Yvon Bastide, lui, (…) va nous apporter quelques lumières sur les séismes qui ont secoué le Mouvement dans ces années-là.
… et évoque la F.F.E. :
Avant que Jean Estève n’entame, en particulier, tous les problèmes qui se sont posés autour de la fusion avec la F.F.E., (…) il y a deux ou trois petites choses que je voudrais vous dire, parce que la F.F.E., aussi, elle a eu son « avant la fusion ». (…)
Ce qu’on peut dire tout de même, je crois être l’interprète de nous toutes ici, c’est la trace profonde qu’a laissée la F.F.E. pour chacune de nous, d’abord parce que, dès les années 20, elle s‘est adressée à des filles, ce qui était déjà assez extraordinaire ; elle leur a proposé, à travers le scoutisme, une ouverture qui était encore plus formidable pour elles que pour les garçons. Et surtout, à partir de 1922, la création d’une fédération où trois branches se décidaient à travailler ensemble. Là, ce qui est extraordinaire, à la F.F.E. on est devenues des parallèles qui se rencontrent ! C’est quand même quelque chose qui est extraordinaire ! (remous dans l’assistance)…
Une branche Protestante, une branche Israélite, une branche qui s’est appelée Neutre parce que je pense qu’à l’époque le terme n’avait pas le même écho qu’aujourd’hui. (…)
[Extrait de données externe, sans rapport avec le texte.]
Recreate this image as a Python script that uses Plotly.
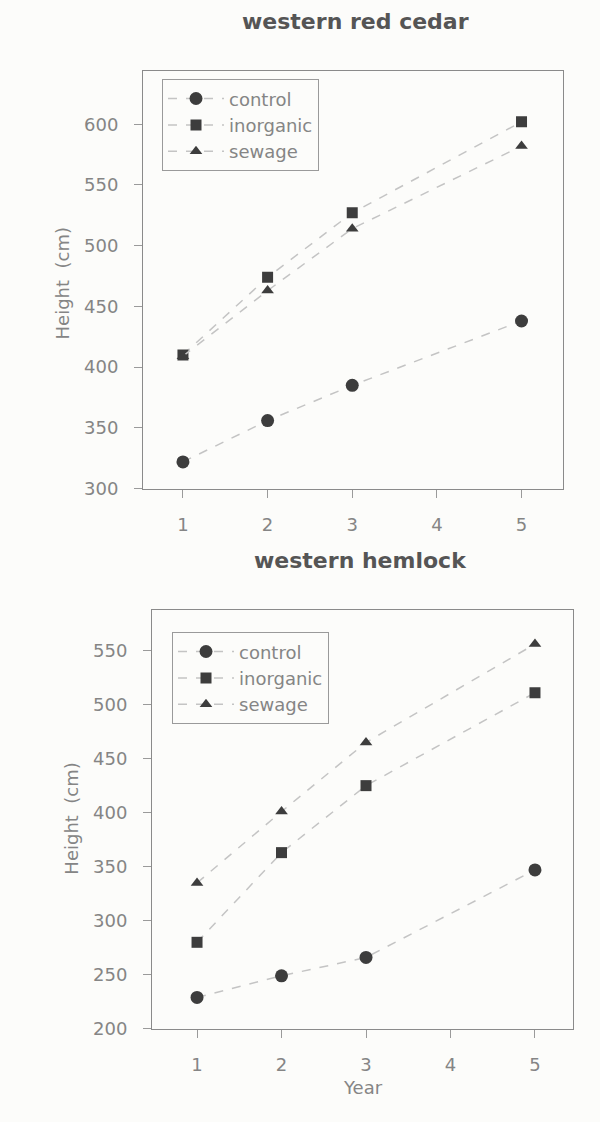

Même une quatrième, qui s’appelait Libre, où la religion catholique pouvait être évoquée (…) mais qui, à la différence des Guides, ne dépendait pas des paroisses. Quelque chose de très libre, de très souple à l’intérieur de la Fédération. (…)
Moi qui suis arrivée à la F.F.E. adulte comme cheftaine, et avais reçu une éducation assez sévère, profondément laïque, de parents militant dans l’enseignement, je me suis trouvée parfaitement à l’aise au milieu de toutes les filles de la F.F.E..
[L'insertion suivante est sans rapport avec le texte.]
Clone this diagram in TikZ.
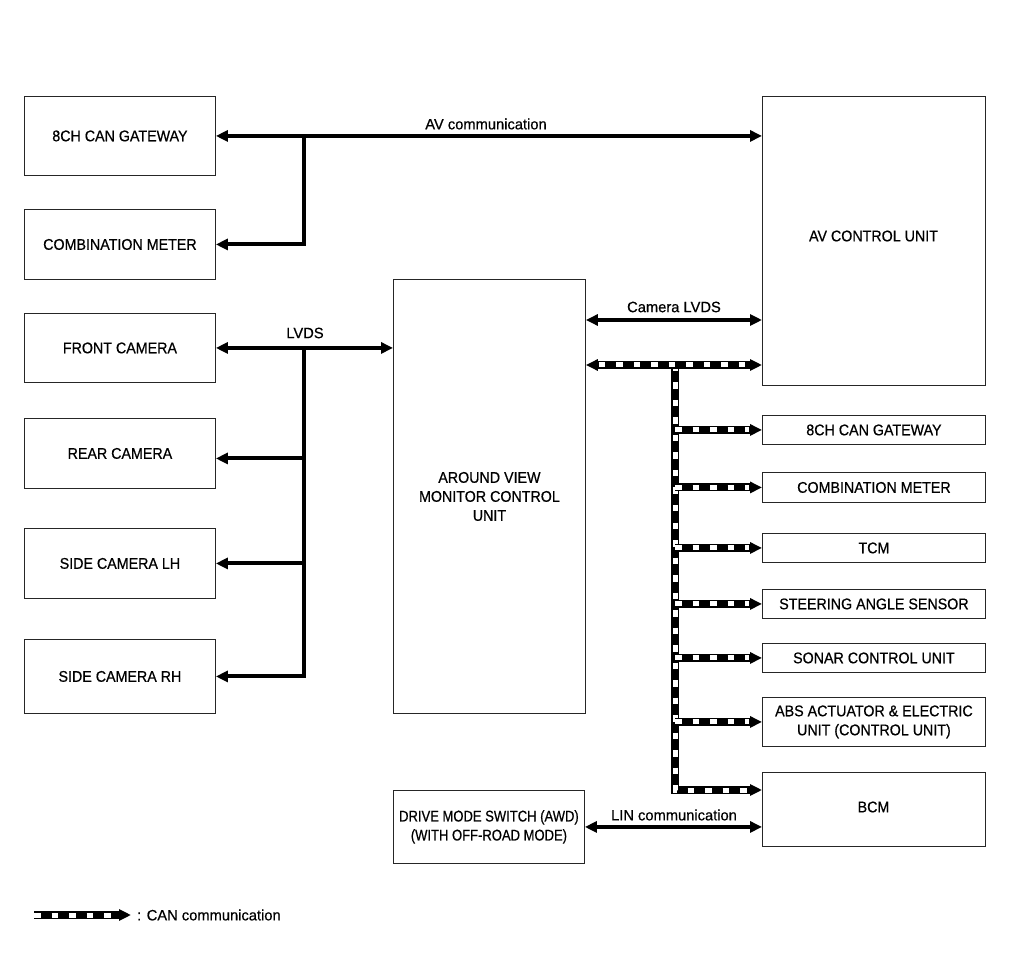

Nous étions toutes des femmes différentes, par le milieu, l’éducation, la religion, le caractère – les malins diront que c’est parce qu’il était mauvais – (remous dans la salle). Mais c’est vrai qu’une de mes premières surprises a été de voir à quelle trempe de femmes on avait à faire, dans le camp national par exemple, et pourtant des femmes qui étaient parfaitement décidées à travailler ensemble ; à se comprendre, à essayer de s’accepter. Ça pouvait aller très loin, à une espèce d’osmose, quelle que soit la branche à laquelle on appartenait. Je me suis entendu dire une fois que j’avais « une tête d’E.U. » (rires dans la salle). Venant d’une E.U. j’ai pris ça pour un grand compliment ! (…).
Mais je vais laisser Jean Estève nous raconter l’histoire (applaudissements nourris).